The Never End of Life After Publishing
The day my book arrived in the mail wrapped in its matte cover, all neatly bound and complete, I cradled it in my arms and practically kissed it. My baby. And then I had to raise it. To get down on my knees in the grit and help it make its way out in the world—beyond me.
So what next?
Like I did, you’ll need to market it. Spread the word. Find the confidence, continually re-find the confidence, to put it out there and keep facing the doubts that arise about whether it’s worth it, whether it’ll be loved, accepted, revered or even liked at all. You’ll face shitty Amazon reviews by readers who say they couldn’t get through the first few pages, and a couple of reviews from people who say your book helped them better understand themselves or even saved their life.
You’ll need to reach out. To strut into bookstores and ask for it to be placed on their shelves and to do a book reading in their basement to a full house of your friends or five rando stragglers who show up when two dozen seats were placed for the audience. To contact book clubs and never hear back from them. To connect with university professors and ask to give a talk to their class of students who have their heads down, scrolling their phones, when you’ve driven an hour in rush hour traffic to share your truth with them.
You’ll need to keep facing yourself again and again on the page. Keep reading the words you’ve rewritten a thousand times. Keep revisiting the memories you’ve already left behind and keep leaving behind. Keep feeling sick that readers know this about you. That readers forget. That some don’t care. That some think they now know you. Keep singing your story in a new voice even though you are utterly sick of it, over it, beyond it, on the other side of it.
And, then there’s that driving force of the friends and strangers who want to actually buy a hardcopy of your book from you to support your artistry. And your parents who are proud of you regardless of how you portrayed them. And your niece’s friends who are struggling with similar issues who are floored by your honesty and acuity.
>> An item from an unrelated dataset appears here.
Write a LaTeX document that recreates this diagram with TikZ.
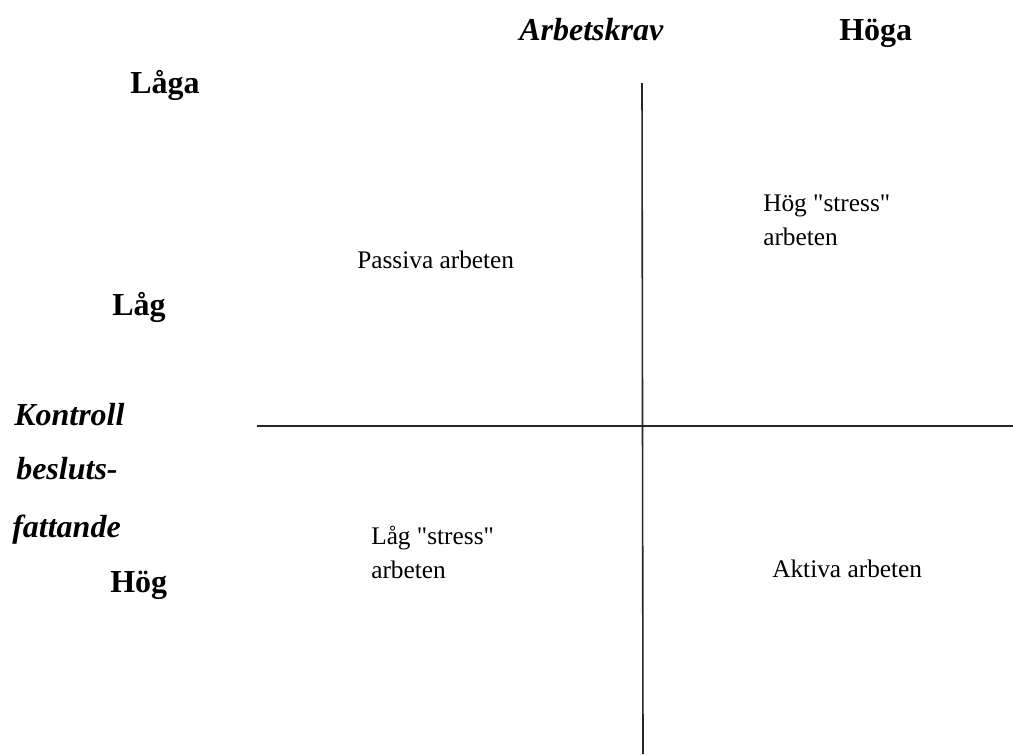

And those few people, authors themselves, who look you deep in the eyes and acknowledge, truly acknowledge, the author’s hero’s journey because they know what it took to brave it themselves and go the extra thousand miles.
So was it worth it in the end?
Hell yes, and there is no end. My book now has a life of its own. It’s no longer me writing it, me processing, me reliving my story…it’s now the story of someone else, the girl I was, the woman I wanted to become. And I’m now the woman I am holding what was in my hands. And my baby is independent in the world. I seeded it, grew it, birthed it, raised it, and now I’m just standing by to guide it on its way.